C’est l’autre grande peur de tous les acteurs: un déficit d’exploitation aussi profond qu’une fosse à plongeon olympique. Même si une piscine n’est jamais rentable, les chiffres qui circulent ne rassurent pas, avec des prévisions de 500.000 à 1,5 million d’euros de pertes annuelles.

Face à ces interrogations, de nouvelles hypothèses ont émergé. Si l’idée de déplacer le site ou de démonter tout l’équipement après les Jeux semble écartée, celle de ne laisser qu’une piscine de proximité a ses partisans. Certains acteurs du dossier calculent que les économies réalisées permettraient de participer au plan de financement de piscines en Seine-Saint-Denis, un scenario évoqué dans une note révélée par Le Parisien.

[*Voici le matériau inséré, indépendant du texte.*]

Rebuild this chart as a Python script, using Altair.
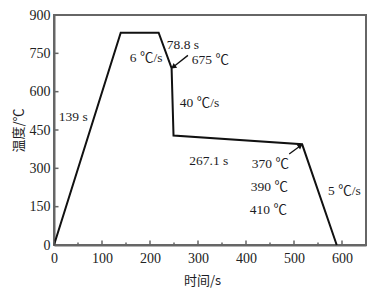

« On ressort d’autres débats » pour tuer le projet initial, dénonce le directeur général de la Fédération française de natation (FFN), Laurent Ciubini, pour qui « l’abandon du projet serait catastrophique » pour la natation française.

Le patron du Comité d’organisation des Jeux olympiques (Cojo) Tony Estanguet s’est récemment voulu rassurant: « il y aura un héritage permanent très fort en Seine-Saint-Denis autour du centre aquatique », a-t-il promis, citant un bassin de 50 m et une fosse à plongeon.

Dans l’immédiat, les équipes techniques réfléchissent aux solutions pour réduire les risques de surcoût. « Entre ne rien laisser et dépenser 250 millions d’euros, il y a du chemin », résume un acteur du dossier.